What to work on: Give all the lines below again, exactly, with no pictures.
▬▬▬▬▬▬
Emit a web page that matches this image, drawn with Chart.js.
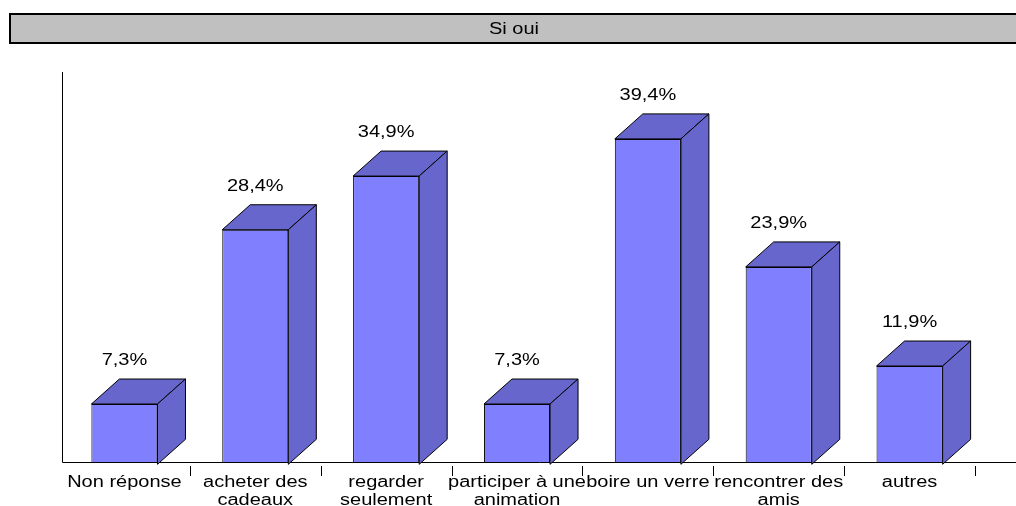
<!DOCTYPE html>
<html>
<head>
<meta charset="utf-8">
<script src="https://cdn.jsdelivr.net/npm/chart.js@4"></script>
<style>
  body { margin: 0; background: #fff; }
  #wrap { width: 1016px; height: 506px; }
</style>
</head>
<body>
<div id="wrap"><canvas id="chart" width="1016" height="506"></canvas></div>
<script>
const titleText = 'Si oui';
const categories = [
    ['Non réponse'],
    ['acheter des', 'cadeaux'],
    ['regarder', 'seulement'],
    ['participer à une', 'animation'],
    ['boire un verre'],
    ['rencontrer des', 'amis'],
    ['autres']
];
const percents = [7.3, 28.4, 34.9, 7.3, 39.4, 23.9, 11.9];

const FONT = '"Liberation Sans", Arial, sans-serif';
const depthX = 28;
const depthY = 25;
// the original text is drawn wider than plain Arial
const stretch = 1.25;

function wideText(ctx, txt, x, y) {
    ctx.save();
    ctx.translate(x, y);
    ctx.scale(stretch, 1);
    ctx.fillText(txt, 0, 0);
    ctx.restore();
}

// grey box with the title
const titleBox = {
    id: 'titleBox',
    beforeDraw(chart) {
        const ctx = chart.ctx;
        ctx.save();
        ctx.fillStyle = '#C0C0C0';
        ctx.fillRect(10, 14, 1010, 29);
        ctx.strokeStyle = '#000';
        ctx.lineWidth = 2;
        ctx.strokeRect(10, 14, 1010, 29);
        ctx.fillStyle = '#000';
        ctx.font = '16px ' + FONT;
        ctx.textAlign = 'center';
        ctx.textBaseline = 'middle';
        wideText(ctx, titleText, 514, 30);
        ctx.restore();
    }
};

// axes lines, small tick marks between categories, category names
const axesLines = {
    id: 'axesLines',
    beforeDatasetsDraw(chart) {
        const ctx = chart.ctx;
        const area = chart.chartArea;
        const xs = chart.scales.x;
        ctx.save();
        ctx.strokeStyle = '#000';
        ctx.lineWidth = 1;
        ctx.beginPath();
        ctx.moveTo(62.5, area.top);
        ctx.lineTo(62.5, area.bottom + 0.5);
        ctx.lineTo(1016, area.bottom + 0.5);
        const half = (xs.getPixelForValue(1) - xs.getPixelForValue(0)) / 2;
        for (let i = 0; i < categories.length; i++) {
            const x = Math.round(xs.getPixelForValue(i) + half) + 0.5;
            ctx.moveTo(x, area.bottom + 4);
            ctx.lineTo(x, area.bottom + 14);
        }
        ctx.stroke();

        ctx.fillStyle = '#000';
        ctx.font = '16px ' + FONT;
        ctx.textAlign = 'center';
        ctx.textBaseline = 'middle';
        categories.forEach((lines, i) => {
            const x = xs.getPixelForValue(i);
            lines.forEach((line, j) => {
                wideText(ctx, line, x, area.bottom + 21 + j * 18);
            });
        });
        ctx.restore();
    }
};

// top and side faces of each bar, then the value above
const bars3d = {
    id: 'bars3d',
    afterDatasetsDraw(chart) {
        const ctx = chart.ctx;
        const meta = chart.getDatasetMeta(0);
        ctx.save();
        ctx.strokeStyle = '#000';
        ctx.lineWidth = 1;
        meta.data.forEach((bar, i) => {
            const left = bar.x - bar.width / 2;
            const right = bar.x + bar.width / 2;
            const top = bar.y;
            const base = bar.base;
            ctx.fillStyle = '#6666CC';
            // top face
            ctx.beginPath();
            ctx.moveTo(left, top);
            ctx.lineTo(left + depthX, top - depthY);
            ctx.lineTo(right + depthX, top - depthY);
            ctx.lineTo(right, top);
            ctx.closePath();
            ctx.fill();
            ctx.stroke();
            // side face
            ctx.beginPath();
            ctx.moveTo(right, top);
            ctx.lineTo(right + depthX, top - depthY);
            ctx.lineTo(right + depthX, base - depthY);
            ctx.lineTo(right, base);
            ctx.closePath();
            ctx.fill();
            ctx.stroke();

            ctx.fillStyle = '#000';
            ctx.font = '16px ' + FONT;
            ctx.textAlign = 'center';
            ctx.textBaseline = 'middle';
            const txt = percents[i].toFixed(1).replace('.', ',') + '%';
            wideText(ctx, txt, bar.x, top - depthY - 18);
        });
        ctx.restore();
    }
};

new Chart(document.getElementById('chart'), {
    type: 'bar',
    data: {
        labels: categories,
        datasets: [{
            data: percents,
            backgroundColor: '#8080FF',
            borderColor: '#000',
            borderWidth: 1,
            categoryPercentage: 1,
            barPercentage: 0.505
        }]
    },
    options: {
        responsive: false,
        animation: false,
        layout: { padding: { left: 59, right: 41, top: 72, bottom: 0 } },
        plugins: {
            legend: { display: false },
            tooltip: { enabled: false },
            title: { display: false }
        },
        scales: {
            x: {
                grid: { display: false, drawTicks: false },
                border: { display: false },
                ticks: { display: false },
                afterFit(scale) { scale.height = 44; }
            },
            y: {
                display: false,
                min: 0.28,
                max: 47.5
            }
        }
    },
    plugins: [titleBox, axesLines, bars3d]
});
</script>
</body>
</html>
▬▬▬▬▬▬
Task answer:
Emit a web page that matches this image, drawn with Chart.js.
<!DOCTYPE html>
<html>
<head>
<meta charset="utf-8">
<script src="https://cdn.jsdelivr.net/npm/chart.js@4"></script>
<style>
  body { margin: 0; background: #fff; }
  #wrap { width: 1016px; height: 506px; }
</style>
</head>
<body>
<div id="wrap"><canvas id="chart" width="1016" height="506"></canvas></div>
<script>
const titleText = 'Si oui';
const categories = [
    ['Non réponse'],
    ['acheter des', 'cadeaux'],
    ['regarder', 'seulement'],
    ['participer à une', 'animation'],
    ['boire un verre'],
    ['rencontrer des', 'amis'],
    ['autres']
];
const percents = [7.3, 28.4, 34.9, 7.3, 39.4, 23.9, 11.9];

const FONT = '"Liberation Sans", Arial, sans-serif';
const depthX = 28;
const depthY = 25;
// the original text is drawn wider than plain Arial
const stretch = 1.25;

function wideText(ctx, txt, x, y) {
    ctx.save();
    ctx.translate(x, y);
    ctx.scale(stretch, 1);
    ctx.fillText(txt, 0, 0);
    ctx.restore();
}

// grey box with the title
const titleBox = {
    id: 'titleBox',
    beforeDraw(chart) {
        const ctx = chart.ctx;
        ctx.save();
        ctx.fillStyle = '#C0C0C0';
        ctx.fillRect(10, 14, 1010, 29);
        ctx.strokeStyle = '#000';
        ctx.lineWidth = 2;
        ctx.strokeRect(10, 14, 1010, 29);
        ctx.fillStyle = '#000';
        ctx.font = '16px ' + FONT;
        ctx.textAlign = 'center';
        ctx.textBaseline = 'middle';
        wideText(ctx, titleText, 514, 30);
        ctx.restore();
    }
};

// axes lines, small tick marks between categories, category names
const axesLines = {
    id: 'axesLines',
    beforeDatasetsDraw(chart) {
        const ctx = chart.ctx;
        const area = chart.chartArea;
        const xs = chart.scales.x;
        ctx.save();
        ctx.strokeStyle = '#000';
        ctx.lineWidth = 1;
        ctx.beginPath();
        ctx.moveTo(62.5, area.top);
        ctx.lineTo(62.5, area.bottom + 0.5);
        ctx.lineTo(1016, area.bottom + 0.5);
        const half = (xs.getPixelForValue(1) - xs.getPixelForValue(0)) / 2;
        for (let i = 0; i < categories.length; i++) {
            const x = Math.round(xs.getPixelForValue(i) + half) + 0.5;
            ctx.moveTo(x, area.bottom + 4);
            ctx.lineTo(x, area.bottom + 14);
        }
        ctx.stroke();

        ctx.fillStyle = '#000';
        ctx.font = '16px ' + FONT;
        ctx.textAlign = 'center';
        ctx.textBaseline = 'middle';
        categories.forEach((lines, i) => {
            const x = xs.getPixelForValue(i);
            lines.forEach((line, j) => {
                wideText(ctx, line, x, area.bottom + 21 + j * 18);
            });
        });
        ctx.restore();
    }
};

// top and side faces of each bar, then the value above
const bars3d = {
    id: 'bars3d',
    afterDatasetsDraw(chart) {
        const ctx = chart.ctx;
        const meta = chart.getDatasetMeta(0);
        ctx.save();
        ctx.strokeStyle = '#000';
        ctx.lineWidth = 1;
        meta.data.forEach((bar, i) => {
            const left = bar.x - bar.width / 2;
            const right = bar.x + bar.width / 2;
            const top = bar.y;
            const base = bar.base;
            ctx.fillStyle = '#6666CC';
            // top face
            ctx.beginPath();
            ctx.moveTo(left, top);
            ctx.lineTo(left + depthX, top - depthY);
            ctx.lineTo(right + depthX, top - depthY);
            ctx.lineTo(right, top);
            ctx.closePath();
            ctx.fill();
            ctx.stroke();
            // side face
            ctx.beginPath();
            ctx.moveTo(right, top);
            ctx.lineTo(right + depthX, top - depthY);
            ctx.lineTo(right + depthX, base - depthY);
            ctx.lineTo(right, base);
            ctx.closePath();
            ctx.fill();
            ctx.stroke();

            ctx.fillStyle = '#000';
            ctx.font = '16px ' + FONT;
            ctx.textAlign = 'center';
            ctx.textBaseline = 'middle';
            const txt = percents[i].toFixed(1).replace('.', ',') + '%';
            wideText(ctx, txt, bar.x, top - depthY - 18);
        });
        ctx.restore();
    }
};

new Chart(document.getElementById('chart'), {
    type: 'bar',
    data: {
        labels: categories,
        datasets: [{
            data: percents,
            backgroundColor: '#8080FF',
            borderColor: '#000',
            borderWidth: 1,
            categoryPercentage: 1,
            barPercentage: 0.505
        }]
    },
    options: {
        responsive: false,
        animation: false,
        layout: { padding: { left: 59, right: 41, top: 72, bottom: 0 } },
        plugins: {
            legend: { display: false },
            tooltip: { enabled: false },
            title: { display: false }
        },
        scales: {
            x: {
                grid: { display: false, drawTicks: false },
                border: { display: false },
                ticks: { display: false },
                afterFit(scale) { scale.height = 44; }
            },
            y: {
                display: false,
                min: 0.28,
                max: 47.5
            }
        }
    },
    plugins: [titleBox, axesLines, bars3d]
});
</script>
</body>
</html>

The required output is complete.